- **Aim of the exercise**
Working from the top of the listing below, retype each line through the line containing "start = 0.082", both included, with no pictures.

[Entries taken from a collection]
┄┄┄┄┄┄
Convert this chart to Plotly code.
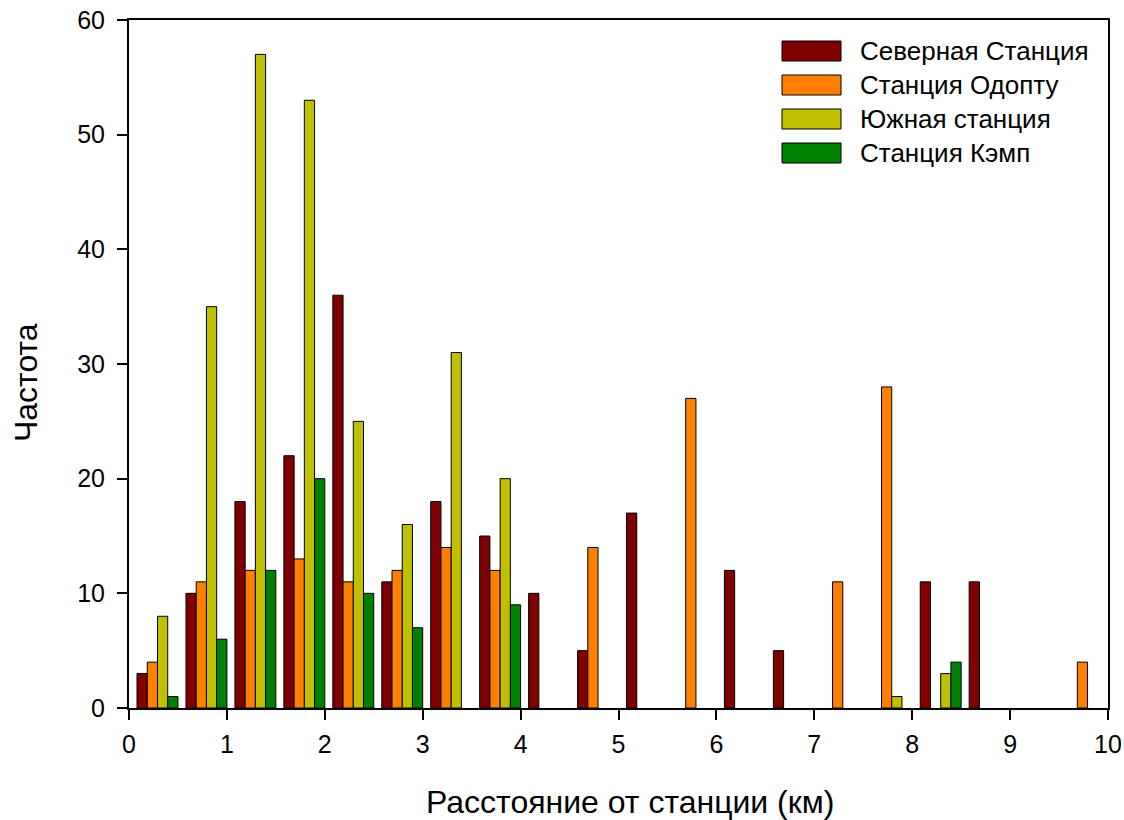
import plotly.graph_objects as go

# Distance bins (left edge of each 0.5 km bin)
bin_left = [0.0, 0.5, 1.0, 1.5, 2.0, 2.5, 3.0, 3.5, 4.0, 4.5,
            5.0, 5.5, 6.0, 6.5, 7.0, 7.5, 8.0, 8.5, 9.0, 9.5]

series_names = ["Северная Станция", "Станция Одопту", "Южная станция", "Станция Кэмп"]

north = [3, 10, 18, 22, 36, 11, 18, 15, 10, 5, 17, 0, 12, 5, 0, 0, 11, 11, 0, 0]
odoptu = [4, 11, 12, 13, 11, 12, 14, 12, 0, 14, 0, 27, 0, 0, 11, 28, 0, 0, 0, 4]
south = [8, 35, 57, 53, 25, 16, 31, 20, 0, 0, 0, 0, 0, 0, 0, 1, 3, 0, 0, 0]
camp = [1, 6, 12, 20, 10, 7, 0, 9, 0, 0, 0, 0, 0, 0, 0, 0, 4, 0, 0, 0]

x_ticks = [0, 1, 2, 3, 4, 5, 6, 7, 8, 9, 10]
y_ticks = [0, 10, 20, 30, 40, 50, 60]

colors = ["#800000", "#FF8000", "#C0C000", "#008000"]
FONT = "Liberation Sans, Arial, sans-serif"

bar_w = 0.1045
start = 0.082

fig = go.Figure()
for i, (name, vals) in enumerate(zip(series_names, [north, odoptu, south, camp])):
    fig.add_trace(go.Bar(
        x=bin_left, y=vals, name=name,
        width=bar_w, offset=start + i * bar_w,
        marker=dict(color=colors[i],
                    line=dict(color="black", width=[1 if v > 0 else 0 for v in vals])),
        showlegend=False,
    ))

# Plot-area geometry in pixels, used for the hand-built legend
L, R, T, B = 129, 1108, 20, 708
W, H = R - L, B - T

def px(xp):
    return (xp - L) / W

def py(yp):
    return (B - yp) / H

shapes = []
annotations = []
row_y = [51, 85, 119, 153]
for i, name in enumerate(series_names):
    shapes.append(dict(type="rect", xref="paper", yref="paper",
                       x0=px(782), x1=px(841), y0=py(row_y[i] + 10), y1=py(row_y[i] - 10),
                       fillcolor=colors[i], line=dict(color="black", width=1)))
    annotations.append(dict(xref="paper", yref="paper", x=px(858), y=py(row_y[i]),
                            xanchor="left", yanchor="middle", showarrow=False,
                            text=name, font=dict(family=FONT, size=26, color="black")))

annotations.append(dict(xref="paper", yref="paper", x=px(630), y=py(802),
                        xanchor="center", yanchor="middle", showarrow=False,
                        text="Расстояние от станции (км)",
                        font=dict(family=FONT, size=32, color="black")))
annotations.append(dict(xref="paper", yref="paper", x=px(26), y=py(383),
                        xanchor="center", yanchor="middle", showarrow=False, textangle=-90,
                        text="Частота",
                        font=dict(family=FONT, size=32, color="black")))

fig.update_layout(
    width=1124, height=820,
    margin=dict(l=L, r=1124 - R, t=T, b=820 - B, autoexpand=False),
    paper_bgcolor="white", plot_bgcolor="white",
    barmode="overlay",
    shapes=shapes, annotations=annotations,
    font=dict(family=FONT, color="black"),
)
fig.update_xaxes(range=[0, 10], tickvals=x_ticks, ticks="outside", ticklen=10, tickwidth=1.5,
                 tickcolor="black", showline=True, linecolor="black", linewidth=2, mirror=True,
                 showgrid=False, zeroline=False, automargin=False, ticklabelstandoff=3,
                 tickfont=dict(family=FONT, size=25))
fig.update_yaxes(range=[0, 60], tickvals=y_ticks, ticks="outside", ticklen=10, tickwidth=1.5,
                 tickcolor="black", showline=True, linecolor="black", linewidth=2, mirror=True,
                 showgrid=False, zeroline=False, automargin=False, ticklabelstandoff=7,
                 tickfont=dict(family=FONT, size=25))

fig.write_html("out.html")
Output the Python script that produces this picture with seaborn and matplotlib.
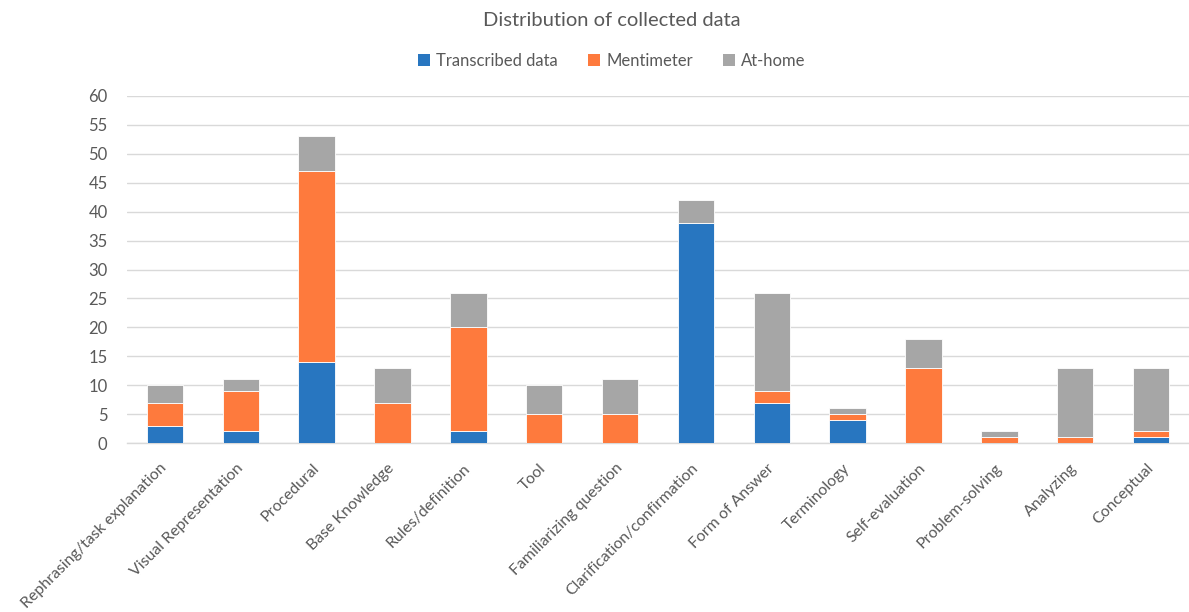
import matplotlib
matplotlib.use("Agg")
import matplotlib.pyplot as plt
import matplotlib.transforms as mtransforms
from matplotlib.patches import Patch
import numpy as np
import seaborn as sns

categories = [
    "Rephrasing/task explanation", "Visual Representation", "Procedural",
    "Base Knowledge", "Rules/definition", "Tool", "Familiarizing question",
    "Clarification/confirmation", "Form of Answer", "Terminology",
    "Self-evaluation", "Problem-solving", "Analyzing", "Conceptual",
]
transcribed = [3, 2, 14, 0, 2, 0, 0, 38, 7, 4, 0, 0, 0, 1]
mentimeter = [4, 7, 33, 7, 18, 5, 5, 0, 2, 1, 13, 1, 1, 1]
at_home = [3, 2, 6, 6, 6, 5, 6, 4, 17, 1, 5, 1, 12, 11]

series_names = ["Transcribed data", "Mentimeter", "At-home"]
colors = ["#2876C0", "#FE7A3D", "#A6A6A6"]
text_color = "#595959"

sns.set_theme(style="white")
plt.rcParams["font.family"] = ["Lato", "DejaVu Sans"]

fig = plt.figure(figsize=(11.89, 6.12), dpi=100)
ax = fig.add_axes([127 / 1189, 169 / 612, 1062 / 1189, 347 / 612])

bottom = np.zeros(len(categories))
for name, vals, col in zip(series_names, [transcribed, mentimeter, at_home], colors):
    sns.barplot(x=categories, y=vals, bottom=bottom, color=col, width=0.48,
                saturation=1, edgecolor="white", linewidth=0.6, ax=ax, zorder=3)
    bottom = bottom + np.array(vals)

ax.set_ylim(0, 60)
ax.set_xlim(-0.5, len(categories) - 0.5)
ax.set_yticks(np.arange(0, 61, 5))
ax.yaxis.grid(True, color="#D9D9D9", linewidth=1.0, zorder=0)
ax.xaxis.grid(False)
for s in ["top", "right", "left"]:
    ax.spines[s].set_visible(False)
ax.spines["bottom"].set_color("#D9D9D9")
ax.spines["bottom"].set_linewidth(1.0)
ax.set_xlabel("")
ax.set_ylabel("")
ax.tick_params(axis="y", length=0, pad=14, labelsize=12, labelcolor=text_color)
ax.tick_params(axis="x", length=0, pad=8, labelsize=11.4, labelcolor=text_color)
ax.set_xticks(range(len(categories)))
ax.set_xticklabels(categories, rotation=45, ha="right", va="top",
                   rotation_mode="anchor")
shift = mtransforms.ScaledTranslation(-5 / 100, -7 / 100, fig.dpi_scale_trans)
for lbl in ax.get_xticklabels():
    lbl.set_transform(lbl.get_transform() + shift)

fig.text(612 / 1189, 1 - 20 / 612, "Distribution of collected data",
         ha="center", va="center", fontsize=14.5, color=text_color)

handles = [Patch(facecolor=c, edgecolor="none") for c in colors]
fig.legend(handles, series_names, loc="center", ncol=3,
           bbox_to_anchor=(612 / 1189, 1 - 61 / 612), frameon=False,
           fontsize=12, labelcolor=text_color, handlelength=0.7,
           handleheight=0.7, handletextpad=0.4, columnspacing=1.8)

fig.savefig("out.png", dpi=100)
┄┄┄┄┄┄
- **Output below**
Convert this chart to Plotly code.
import plotly.graph_objects as go

# Distance bins (left edge of each 0.5 km bin)
bin_left = [0.0, 0.5, 1.0, 1.5, 2.0, 2.5, 3.0, 3.5, 4.0, 4.5,
            5.0, 5.5, 6.0, 6.5, 7.0, 7.5, 8.0, 8.5, 9.0, 9.5]

series_names = ["Северная Станция", "Станция Одопту", "Южная станция", "Станция Кэмп"]

north = [3, 10, 18, 22, 36, 11, 18, 15, 10, 5, 17, 0, 12, 5, 0, 0, 11, 11, 0, 0]
odoptu = [4, 11, 12, 13, 11, 12, 14, 12, 0, 14, 0, 27, 0, 0, 11, 28, 0, 0, 0, 4]
south = [8, 35, 57, 53, 25, 16, 31, 20, 0, 0, 0, 0, 0, 0, 0, 1, 3, 0, 0, 0]
camp = [1, 6, 12, 20, 10, 7, 0, 9, 0, 0, 0, 0, 0, 0, 0, 0, 4, 0, 0, 0]

x_ticks = [0, 1, 2, 3, 4, 5, 6, 7, 8, 9, 10]
y_ticks = [0, 10, 20, 30, 40, 50, 60]

colors = ["#800000", "#FF8000", "#C0C000", "#008000"]
FONT = "Liberation Sans, Arial, sans-serif"

bar_w = 0.1045
start = 0.082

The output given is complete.